What she said exactly we do not know, but her job was to persuade these men to remain loyal to her husband and to herself and to deliver the cargo to San Francisco safely. Somewhere in the howl of wind and sting of rain, she accomplished the impossible and the crew agreed to follow her orders. She decided to head southeast out of the storm and into colder waters. Finally when the sun broke through the clouds she was able to get a good reading on their location and discovered they were 250 miles south of the Horn. The waters were freezing and they spotted icebergs in the distance (certain death for any ship!)
Mary set double watches at night and put her keenest eyes in the tops during the day to navigate through the ice. For four long, frightening days, Neptune's Car eased her way west until finally they were free to head north into warmer waters. Mary's husband had two brief periods of recovery in between severe relaspses, one in which he lost his sight and the other in which he became deaf. Now Mary, at four months pregnant, was in full command of the ship. For the next 50 days, she did not even undress, sleeping in her clothes and focusing all her attention on getting to San Francisco.
In early November, they sighted the bay and on November 15th, Mary insisted on taking the helm and steering the salt-stained vessel into port. Below, read a portion of the letter addressed to her by the Union Mutual Insurance Company, the underwriters for the voyage.
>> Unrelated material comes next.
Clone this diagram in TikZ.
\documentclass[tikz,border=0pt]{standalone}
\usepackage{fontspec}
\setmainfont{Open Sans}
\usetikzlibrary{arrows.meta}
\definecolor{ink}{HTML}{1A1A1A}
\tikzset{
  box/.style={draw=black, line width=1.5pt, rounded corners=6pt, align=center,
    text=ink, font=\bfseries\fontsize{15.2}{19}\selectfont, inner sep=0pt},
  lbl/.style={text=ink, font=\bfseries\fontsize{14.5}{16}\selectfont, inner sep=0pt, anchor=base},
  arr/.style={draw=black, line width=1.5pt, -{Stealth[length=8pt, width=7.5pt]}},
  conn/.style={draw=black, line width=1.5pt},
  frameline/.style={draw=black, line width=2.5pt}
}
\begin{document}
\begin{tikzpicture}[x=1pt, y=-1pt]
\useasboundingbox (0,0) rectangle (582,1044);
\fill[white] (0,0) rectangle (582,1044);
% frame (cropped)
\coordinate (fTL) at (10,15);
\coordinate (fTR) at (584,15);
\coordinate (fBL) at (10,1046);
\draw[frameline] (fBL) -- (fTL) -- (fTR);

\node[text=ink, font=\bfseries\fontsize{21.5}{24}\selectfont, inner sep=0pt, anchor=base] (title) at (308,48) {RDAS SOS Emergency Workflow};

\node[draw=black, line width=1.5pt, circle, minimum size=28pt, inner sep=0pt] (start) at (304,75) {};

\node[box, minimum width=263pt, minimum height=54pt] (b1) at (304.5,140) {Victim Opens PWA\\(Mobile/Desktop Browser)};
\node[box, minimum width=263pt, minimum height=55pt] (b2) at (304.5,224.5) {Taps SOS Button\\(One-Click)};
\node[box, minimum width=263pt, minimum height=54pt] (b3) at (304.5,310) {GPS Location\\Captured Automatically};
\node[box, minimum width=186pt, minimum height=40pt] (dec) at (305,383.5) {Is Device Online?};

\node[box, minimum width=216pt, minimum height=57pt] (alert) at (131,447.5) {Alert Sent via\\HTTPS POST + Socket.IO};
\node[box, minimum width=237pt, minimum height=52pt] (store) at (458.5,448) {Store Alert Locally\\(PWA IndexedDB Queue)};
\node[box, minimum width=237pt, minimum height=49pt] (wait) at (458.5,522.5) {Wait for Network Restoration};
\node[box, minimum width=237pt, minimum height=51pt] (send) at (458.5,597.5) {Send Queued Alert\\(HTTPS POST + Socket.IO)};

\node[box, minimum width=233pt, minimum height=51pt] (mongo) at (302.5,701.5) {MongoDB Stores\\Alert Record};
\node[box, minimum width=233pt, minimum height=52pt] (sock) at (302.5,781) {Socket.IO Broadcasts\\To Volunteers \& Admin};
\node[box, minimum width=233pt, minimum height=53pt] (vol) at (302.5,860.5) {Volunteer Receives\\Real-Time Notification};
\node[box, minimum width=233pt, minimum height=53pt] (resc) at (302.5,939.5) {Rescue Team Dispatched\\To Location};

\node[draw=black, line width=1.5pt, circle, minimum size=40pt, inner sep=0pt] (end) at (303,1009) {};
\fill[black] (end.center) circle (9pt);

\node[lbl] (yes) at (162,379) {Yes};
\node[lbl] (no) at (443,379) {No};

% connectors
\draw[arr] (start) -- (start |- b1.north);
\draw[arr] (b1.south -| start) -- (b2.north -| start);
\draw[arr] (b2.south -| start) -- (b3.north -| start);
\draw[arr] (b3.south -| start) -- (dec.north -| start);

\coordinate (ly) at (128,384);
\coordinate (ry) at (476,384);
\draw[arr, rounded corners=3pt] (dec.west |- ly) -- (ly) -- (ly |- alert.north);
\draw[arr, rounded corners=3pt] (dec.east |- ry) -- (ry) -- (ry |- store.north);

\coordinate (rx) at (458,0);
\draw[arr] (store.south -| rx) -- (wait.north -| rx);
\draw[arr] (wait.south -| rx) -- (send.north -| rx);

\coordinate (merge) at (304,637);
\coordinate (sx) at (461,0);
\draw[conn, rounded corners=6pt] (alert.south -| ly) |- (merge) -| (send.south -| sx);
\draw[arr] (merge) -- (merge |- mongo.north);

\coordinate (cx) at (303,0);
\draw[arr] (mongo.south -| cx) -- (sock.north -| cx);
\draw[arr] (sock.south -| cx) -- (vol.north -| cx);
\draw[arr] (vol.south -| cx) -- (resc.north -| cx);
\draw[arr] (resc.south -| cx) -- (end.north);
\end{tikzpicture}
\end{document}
Nor do we know of an instance on record where a woman has, from force of circumstances, been called upon , or assumed command of, a large and valuable vessel, and exercised a proper control over a large number of seamen, and by her own skill and energy, impressing them with a confidence and reliance making all subordinate and obedient to that command
Pretty cool, huh? And what's even cooler to me is that my maiden name is Patten. Hmm. Wonder if we are related?